User(id=1, name=Dunn)
User(id=2, name=Sue)

We can use the Sequence to compose a series of operators as a chain, like filter(), map(), flatMap(), and many others. This style of functional programming has been getting a lot of traction over the past few years, primarily because it easily breaks up logic into simple pieces and increases maintainability. 99.99% of the time, I am never using for loops but rather using a Kotlin Sequence, a Java 8 Stream, or an RxKotlin/RxJava Observable. This chain-operator syntax is becoming less alien in Python as well (look at PySpark and RxPy). What is great about this style of programming is you can read what is happening left-to-right, top-to-bottom rather than jumping through several loops and helper functions.

Conclusions

In the coming months, I am going to blog about my experiences using Kotlin for data science, and I will continue to share what I learn. I may throw in an article occasionally covering ReactiveX for data science as well (for both Kotlin and Python). I acknowledge that the Java JVM platform, which Kotlin runs on, does not handle numbers as efficiently as Python or R (maybe Project Valhalla will change that?). But successful models inevitably need to turn into execution, and the Java platform increasingly seems to be the place that happens.

Kotlin merely provides a pragmatic abstraction layer that provides a tactical and concise syntax that seems excellent for data analysis. Not to mention, Kotlin has spurred many powerful open-source libraries even before a year after its release. One library, TornadoFX, allows rapid turnaround of complex business user interfaces using Kotlin (As a disclaimer, I have helped with TornadoFX as well as RxKotlinFX). The Kotlin community is incredibly active, growing, and engaged on the Slack channel. It continues to be adopted on Android, and JetBrains is using Kotlin to build all their tools (including PyCharm and Intellij IDEA). It is also replacing Groovy as the official language for Gradle. Because of these facts, I do not see Kotlin's momentum slowing down anytime soon.

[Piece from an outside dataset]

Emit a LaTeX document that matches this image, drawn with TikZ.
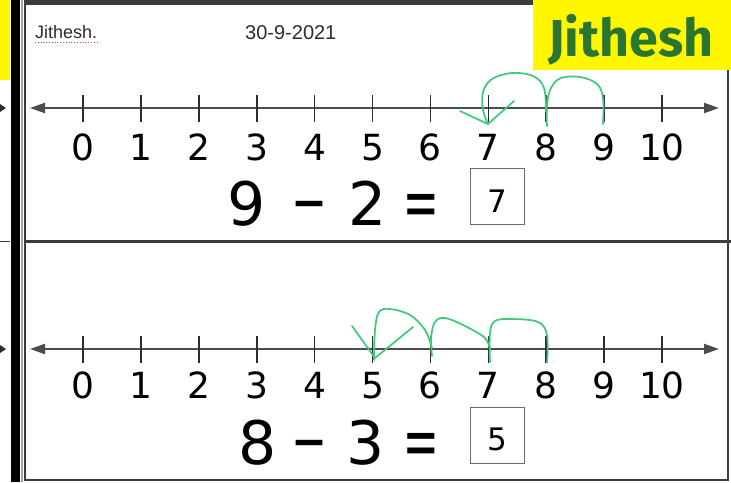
\documentclass[tikz,border=0pt]{standalone}
\usepackage{fontspec}
\setmainfont{Liberation Sans}
\newfontfamily\namefont{Fira Sans}
\newfontfamily\digfont{DejaVu Sans}
\usetikzlibrary{arrows.meta,calc}
\definecolor{pen}{RGB}{62,200,122}
\definecolor{ink}{RGB}{45,45,45}
\definecolor{namegreen}{RGB}{42,118,48}
\definecolor{hilite}{RGB}{255,247,0}
\definecolor{rule}{RGB}{60,60,60}
\tikzset{
  numline/.style={line width=2pt, draw=ink!85, {Triangle[length=15pt,width=10pt]}-{Triangle[length=15pt,width=10pt]}},
  tick/.style={line width=1.6pt, draw=ink},
  numlab/.style={font=\digfont\fontsize{36}{40}\selectfont, text=black, anchor=base, inner sep=0pt},
  eqlab/.style={font=\digfont\fontsize{60}{66}\selectfont, text=black, anchor=base, inner sep=0pt},
  eqsym/.style={font=\bfseries\fontsize{54}{60}\selectfont, text=black, anchor=base, inner sep=0pt},
  ansbox/.style={draw=ink!70, line width=1pt, minimum width=54pt, minimum height=56pt, inner sep=0pt},
  anslab/.style={font=\digfont\fontsize{31}{36}\selectfont, text=black, anchor=base, inner sep=0pt},
  jump/.style={draw=pen, line width=1.7pt, line cap=round, line join=round},
  small/.style={font=\fontsize{18}{20}\selectfont, text=ink, anchor=base west, inner sep=0pt},
}
\begin{document}
\begin{tikzpicture}[x=1pt,y=-1pt]
\useasboundingbox (0,0) rectangle (731,482);
\fill[white] (0,0) rectangle (731,482);
% left strip
\fill[hilite] (0,0) rectangle (10,80);
\draw[rule, line width=1pt] (0,241) -- (10,241);
\fill[ink] (0,104) -- (6,108) -- (0,112) -- cycle;
\fill[ink] (0,345) -- (6,349) -- (0,353) -- cycle;
\draw[black, line width=9pt] (15,0) -- (15,482);
\draw[gray!70, line width=1.5pt] (22,0) -- (22,482);
% frame
\draw[rule, line width=2.5pt] (25,0) -- (25,480) -- (728,480) -- (728,70);
\draw[rule, line width=5pt] (25,2.5) -- (533,2.5);
\draw[rule, line width=3pt] (25,241) -- (731,241);
% name box
\fill[hilite] (533,0) rectangle (731,70);
\node[font=\namefont\bfseries\fontsize{52}{54}\selectfont, text=namegreen, anchor=base, inner sep=0pt] (bigname) at (631,56) {Jithesh};
% small texts
\node[small] (name) at (35,38) {Jithesh.};
\draw[red!80, line width=0.8pt, dotted] (35,42) -- (97,42);
\node[small, font=\fontsize{20}{22}\selectfont] (date) at (245,39) {30-9-2021};
% number line 1
\coordinate (l1a) at (30,108);
\coordinate (l1b) at (719,108);
\draw[numline] (l1a) -- (l1b);
\foreach \i in {0,...,10} {
  \coordinate (t1\i) at ({83+57.9*\i},108);
  \draw[tick] ($(t1\i)+(0,-13)$) -- ($(t1\i)+(0,14)$);
  \node[numlab] (n1\i) at ({83+57.9*\i},160) {\i};
}
% equation 1
\node[eqlab] (e1a) at (247,225) {9};
\node[eqsym] (e1b) at (310,218) {–};
\node[eqlab] (e1c) at (368,225) {2};
\node[eqsym] (e1d) at (421,222) {=};
\node[ansbox] (box1) at (497.5,196.5) {};
\node[anslab] (ans1) at (497.5,212) {7};
% jumps 1
\draw[jump] plot[smooth, tension=0.6] coordinates {(603,124) (603,98) (597,84) (580,77) (561,78) (551,88) (547,105) (547,126)};
\draw[jump] plot[smooth, tension=0.6] coordinates {(546,112) (544,88) (533,76) (512,73) (492,79) (483,92) (483,110) (488,124)};
\draw[jump] (460,111) -- (488,124) -- (514,101);
% number line 2
\coordinate (l2a) at (30,349);
\coordinate (l2b) at (719,349);
\draw[numline] (l2a) -- (l2b);
\foreach \i in {0,...,10} {
  \coordinate (t2\i) at ({83+57.9*\i},349);
  \draw[tick] ($(t2\i)+(0,-13)$) -- ($(t2\i)+(0,14)$);
  \node[numlab] (n2\i) at ({83+57.9*\i},398) {\i};
}
% equation 2
\node[eqlab] (e2a) at (258,464) {8};
\node[eqsym] (e2b) at (310,457) {–};
\node[eqlab] (e2c) at (366,464) {3};
\node[eqsym] (e2d) at (421,461) {=};
\node[ansbox] (box2) at (497.5,435.5) {};
\node[anslab] (ans2) at (497.5,450) {5};
% jumps 2
\draw[jump] plot[smooth, tension=0.6] coordinates {(547,362) (547,335) (538,322) (512,319) (495,321) (490,333) (490,362)};
\draw[jump] plot[smooth, tension=0.6] coordinates {(490,350) (485,338) (465,326) (445,318) (435,322) (431,338) (432,356)};
\draw[jump] plot[smooth, tension=0.6] coordinates {(432,348) (425,330) (410,315) (390,309) (379,312) (375,330) (374,360)};
\draw[jump] (352,326) -- (375,358) -- (413,327);
\end{tikzpicture}
\end{document}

I believe Kotlin could make a great first JVM language, more so than Java or Scala. There is a new O'Reilly video series that covers Kotlin from scatch, and its instructor Hadi Hariri (one of the JetBrains folks behind Kotlin) believes Pythonistas should be able to follow along. He said anybody familiar with classes, functions, properties, etc should be able to learn Kotlin in a day with this video series. Unfortunately, the existing Kotlin documentation and books assume prior Java knowledge, and hopefully more resources other than the video pop up in the future.

There is a lot of exciting features I have not covered about Kotlin in this article. Features like nullable types, extension properties and functions, and boilerplate-free delegates make the language pleasant to use and highly productive. So check out Kotlin if you are using Python or Scala for data science. I will continue blogging about my experiences, and showcase it being used in deeper data science topics as well as Spark.